Re: Teach the hungry (Was: Hollywood Economics)

Mike Linksvayer (ml@gondwanaland.com)
Tue, 1 Sep 1998 18:54:10 -0400

On Tue, Sep 01, 1998 at 09:03:42AM +0200, Max M wrote:
> The biggest problem when it comes to the underdeveloped countries is not
> that their farmland is unfertile. It is that their infrastructure is poor.

Demonstrate an instance of widespread hunger due to slippery roads. I'll show you a dozen due to war and other political acts.

> What does bring wealth though is educated labor. Therefore the best thing we
> can do to help these countries is to educate them self.

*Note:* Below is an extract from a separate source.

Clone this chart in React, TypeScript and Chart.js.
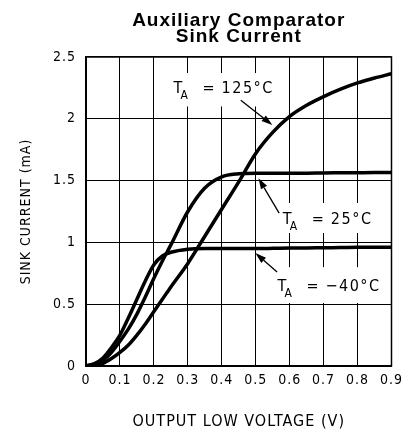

Educated labor does not bring wealth for being educated. Education only increases returns. A consistent legal system is more fundamental. See Russia.

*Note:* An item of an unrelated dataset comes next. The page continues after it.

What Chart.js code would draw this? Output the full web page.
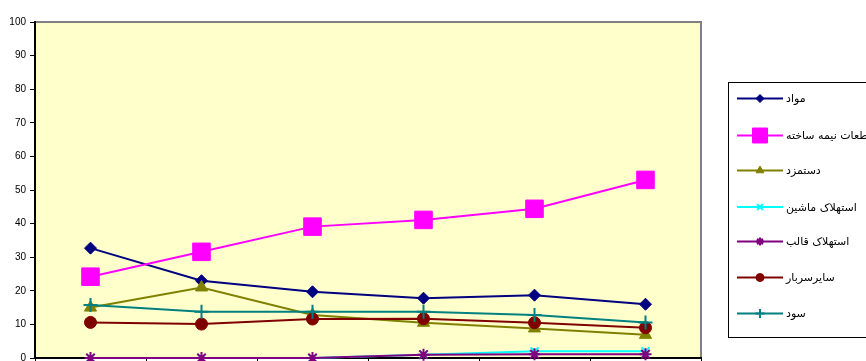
<!DOCTYPE html>
<html lang="fa">
<head>
    <meta charset="UTF-8">
    <title>Cost chart</title>
    <script src="https://cdn.jsdelivr.net/npm/chart.js@4.4.1/dist/chart.umd.min.js"></script>
    <style>
        html, body { margin: 0; padding: 0; background: #ffffff; }
        #chart-container { width: 866px; height: 361px; position: relative; }
    </style>
</head>
<body>
<div id="chart-container">
    <canvas id="chartCanvas"></canvas>
</div>

<script>
    // data
    const categories = ['1', '2', '3', '4', '5', '6'];
    const yTicks = [0, 10, 20, 30, 40, 50, 60, 70, 80, 90, 100];

    const seriesNames = ['مواد', 'قطعات نیمه ساخته', 'دستمزد', 'استهلاک ماشین', 'استهلاک قالب', 'سایرسربار', 'سود'];

    const mavad = [32.7, 23.0, 19.7, 17.8, 18.7, 16.0];
    const ghataat = [24.2, 31.6, 39.1, 41.1, 44.4, 53.0];
    const dastmozd = [15.0, 21.0, 12.8, 10.5, 8.8, 6.9];
    const estehlakMashin = [0, 0, 0, 1.0, 2.0, 2.0];
    const estehlakGhaleb = [0, 0, 0, 1.0, 1.1, 1.1];
    const sayerSarbar = [10.6, 10.1, 11.6, 11.7, 10.5, 9.0];
    const sood = [15.8, 13.8, 13.8, 13.8, 12.8, 10.6];

    const seriesData = [mavad, ghataat, dastmozd, estehlakMashin, estehlakGhaleb, sayerSarbar, sood];

    // look of each series
    const colors = ['#000080', '#ff00ff', '#808000', '#00ffff', '#800080', '#800000', '#008080'];
    const styles = ['rectRot', 'rect', 'triangle', 'crossRot', 'star', 'circle', 'cross'];
    const radii = [6, 12.4, 7, 5.5, 6, 6, 7];
    const legendRadii = [4, 10.6, 4.5, 4, 4, 4, 4.5];

    const datasets = seriesData.map(function (values, i) {
        return {
            label: seriesNames[i],
            data: values,
            borderColor: colors[i],
            backgroundColor: colors[i],
            borderWidth: 2,
            pointStyle: styles[i],
            pointRadius: radii[i],
            pointHoverRadius: radii[i],
            pointBackgroundColor: colors[i],
            pointBorderColor: colors[i],
            pointBorderWidth: (styles[i] === 'cross' || styles[i] === 'crossRot' || styles[i] === 'star') ? 2 : 1,
            tension: 0,
            fill: false,
            clip: false,
            order: 7 - i   // later series drawn on top, like the original
        };
    });

    // plot background and grey frame
    const plotFrame = {
        id: 'plotFrame',
        beforeDraw(chart) {
            const a = chart.chartArea;
            const c = chart.ctx;
            c.save();
            c.fillStyle = '#ffffcc';
            c.fillRect(a.left, a.top, a.right - a.left, a.bottom - a.top);
            c.strokeStyle = '#808080';
            c.lineWidth = 2;
            c.beginPath();
            c.moveTo(a.left, a.top);
            c.lineTo(a.right, a.top);
            c.lineTo(a.right, a.bottom);
            c.stroke();
            c.restore();
        }
    };

    // legend on the right, line sample with marker
    const sideLegend = {
        id: 'sideLegend',
        afterDraw(chart) {
            const c = chart.ctx;
            const boxLeft = 728.5, boxTop = 82.5, boxBottom = 337.5;
            c.save();
            c.strokeStyle = '#000000';
            c.lineWidth = 1;
            c.strokeRect(boxLeft, boxTop, 200, boxBottom - boxTop);

            const rowY = [98.5, 135.5, 170.5, 207, 241.5, 277.5, 313.5];
            chart.data.datasets.forEach(function (ds, i) {
                const y = rowY[i];
                c.strokeStyle = ds.borderColor;
                c.lineWidth = 2;
                c.beginPath();
                c.moveTo(737, y);
                c.lineTo(783, y);
                c.stroke();

                c.fillStyle = ds.pointBackgroundColor;
                c.strokeStyle = ds.pointBorderColor;
                c.lineWidth = ds.pointBorderWidth;
                Chart.helpers.drawPoint(c, {
                    pointStyle: ds.pointStyle,
                    radius: legendRadii[i],
                    rotation: 0,
                    borderWidth: ds.pointBorderWidth
                }, 760, y);

                c.fillStyle = '#000000';
                c.font = '11px "DejaVu Sans", sans-serif';
                c.textAlign = 'left';
                c.textBaseline = 'middle';
                c.fillText(ds.label, 786, y + 1);
            });
            c.restore();
        }
    };

    const ctx = document.getElementById('chartCanvas').getContext('2d');
    const myChart = new Chart(ctx, {
        type: 'line',
        data: {
            labels: categories,
            datasets: datasets
        },
        options: {
            responsive: true,
            maintainAspectRatio: false,
            animation: false,
            events: [],
            layout: {
                autoPadding: false,
                padding: { top: 22, right: 165, bottom: 0, left: 0 }
            },
            plugins: {
                legend: { display: false },
                tooltip: { enabled: false },
                title: { display: false }
            },
            scales: {
                x: {
                    offset: true,
                    grid: {
                        offset: true,
                        drawOnChartArea: false,
                        tickLength: 3,
                        color: '#000000',
                        lineWidth: 1
                    },
                    border: { color: '#000000', width: 2 },
                    ticks: { display: false },
                    afterFit(scale) {
                        scale.height = 3;
                        scale.paddingLeft = 0;
                        scale.paddingRight = 0;
                    }
                },
                y: {
                    min: 0,
                    max: 100,
                    afterBuildTicks(scale) {
                        scale.ticks = yTicks.map(function (v) { return { value: v }; });
                    },
                    grid: {
                        drawOnChartArea: false,
                        tickLength: 5,
                        color: '#000000',
                        lineWidth: 1
                    },
                    border: { color: '#000000', width: 2 },
                    ticks: {
                        padding: 4,
                        color: '#000000',
                        font: { family: '"Liberation Sans", Arial, sans-serif', size: 10 }
                    },
                    afterFit(scale) {
                        scale.width = 35;
                        scale.paddingTop = 0;
                        scale.paddingBottom = 0;
                    }
                }
            }
        },
        plugins: [plotFrame, sideLegend]
    });
</script>
</body>
</html>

> A technological way to do this, and a good idea for an extropian bussines,
> would be to make a "hardware browser" for the internet. A touch sensitive A4
> screen that has the functionality of one of top browsers. If it then ran on
> solar power and connected to the net via sattelite it should be useable
> everywhere.

>
> Oh yeah... it should be dirt chep.
>
> <grin>Maybe drop them by airplane in the undeveloped areas. "Browser
> bombing."</grin>
>
> It would probably cost less than many other expensive foreign aid projects
> and would help the poor to help themself.

Cheap to you and perhaps relative to some other aid projects. Extremely expensive relative to the incomes of the poor. The primary beneficiary of such a project would be the producer of the gadget. Unsurprising. That's how many aid projects work.

I suppose such a device would also have a clickwrap agent to promote the transfer of dirt farmers' incomes to Disney and the spread of commercially produced culture's hegemony.